Thursday, November 11, 2010

Romania’s Hungarians Cautious About Dual Citizenship

The 1.5-million-strong Hungarian minority obtained new rights to obtain Hungarian passports this week – but so far few have taken the plunge.

Marian Chiriac
Bucharest

Members of Romania's ethnic Hungarian minority started registering for dual Hungarian citizenship this week – but the pick-up rate for applications has been slow.

Starting on Monday, the three Hungarian consulates in Romania have received applications from members of the 1.5-million-strong minority, but only about a thousand had applied by Thursday.

Most were from Miercurea Ciuc, in southeast Transylvania, where around 1,000 Szeklers - another name for the Hungarians - showed interest in obtaining dual citizenship.

But in Transylvania’s main city of Cluj, which Hungarians call Koloszvar, there were only around 50 applications and in the capital, Bucharest, only two.

Hungary adopted legislation in May making it easier for the 3.5 million ethnic Hungarians outside the country to obtain dual citizenship. Most live in Romania, Serbia, Slovakia and Ukraine.

"The issue of dual citizenship is not yet of major interest for most Hungarians,” Zoltan Sipos, 30, a journalist at a Hungarian newspaper in Cluj told Balkan Insight.

“But more people will apply for dual citizenship in future if they find a good reason to do so,” he added.

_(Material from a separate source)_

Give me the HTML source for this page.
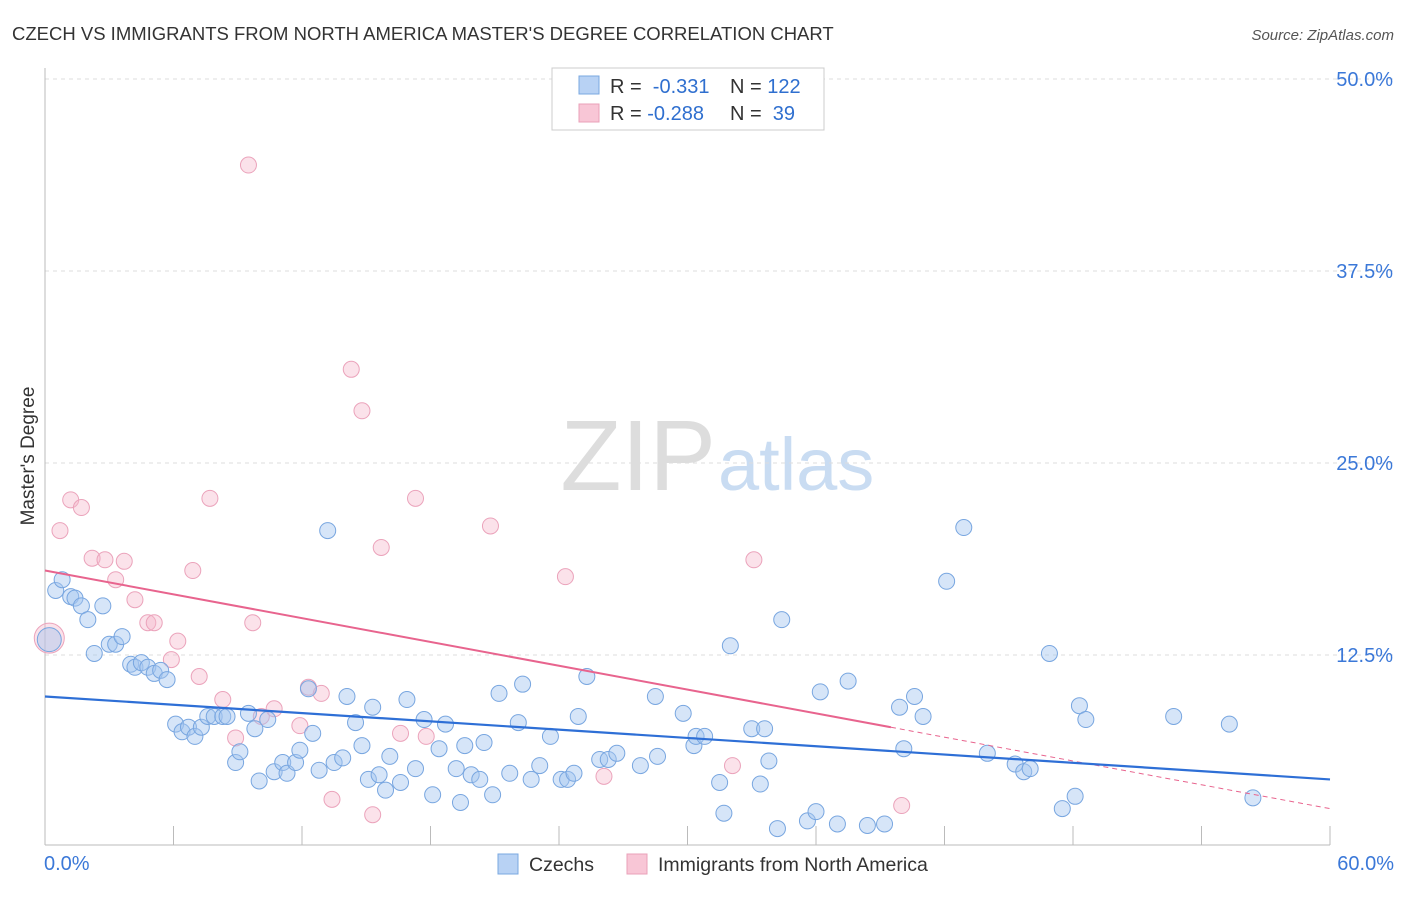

Sipos, who obtained Hungarian citizenship in the early 1990s, said he never used his extra passport to settle or work in Hungary.

“It wasn’t of interest for me. I would still be Hungarian even without the Hungarian citizenship,” he said.

For many ethnic Hungarians in Romania, possessing Hungarian citizenship is a matter mainly of symbolic importance. Both Romania and Hungary are members of the European Union and NATO.

“There are some advantages associated with Hungarian citizenship,” said an ethnic Hungarian artist in Romania who did not want to be named.

“Hungarians can more easily obtain a US visa than Romanians and their youngsters have better access to research grants and study opportunities.

“People who have worked in Hungary are also entitled to better pensions compared to those from Romania,” the artist added.

About 7 per cent of Romania's 22 million citizens are ethnic Hungarian.

Some parts of the community, especially the 600,000 Szeklers, have long campaigned for an autonomous region in Transylvania, which became part of Romania after Austria-Hungary lost World War I.

Romanians seem indifferent to the issue of dual citizenship for Hungarians. “It’s their right,” says Viorel Popa, 38, a graduate in history in Bucharest.

“We gave ethnic Romanians in Moldova the same rights a few years ago; it’s the right of kin-states to offer those rights to people of the same origin.”

Bucharest officials also have no issue. “We have no objections to the Hungarian law making it easier to grant Hungarian citizenship to ethnic Hungarians living abroad," President Traian Basescu said.